At our time of life our reunions are quiet affairs, with but little in the way of display. For a small class, we feel that we have done our duty by the College in supplying three trustees, and, what is perhaps better, in having no member of the class who has not brought some credit to the College. Moore of Butte, Montana, has given the department of geology one of its most valuable collections of specimens of gold and silver ores, worth over $5,000.

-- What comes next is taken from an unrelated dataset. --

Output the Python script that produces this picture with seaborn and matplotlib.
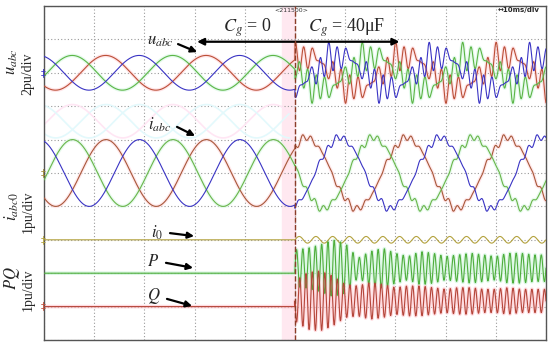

The class banquet was held on Monday evening at the Commons, with Hon. S. L. Powers presiding. Every one knows how a dinner goes when "Sam" is presiding. With our diminishing numbers, there was time for every man to recite, and Sam made them do it. Whatever was lacking of moral tone in college came out at this dinner, with Streeter in the lead. It was the first reunion that Crawford had attended, and his. grief for what he then saw he had lost in all the past reunions was a lesson for younger men. Word was received from Nesmith at San Diego, Cal., one of the few others who have never been back, that this time it was only severe illness that kept him away. The offices of president and secretary have so long been pre-empted by Powers and Quimby that no one thought to go through the form of re-election, and so Sam and I seem to hold our positions by right of eminent domain, or some similar right. All the same, the class of '74 separated in the early hours of Tuesday with the fixed intention of holding on another five years, and being on hand early at the next reunion.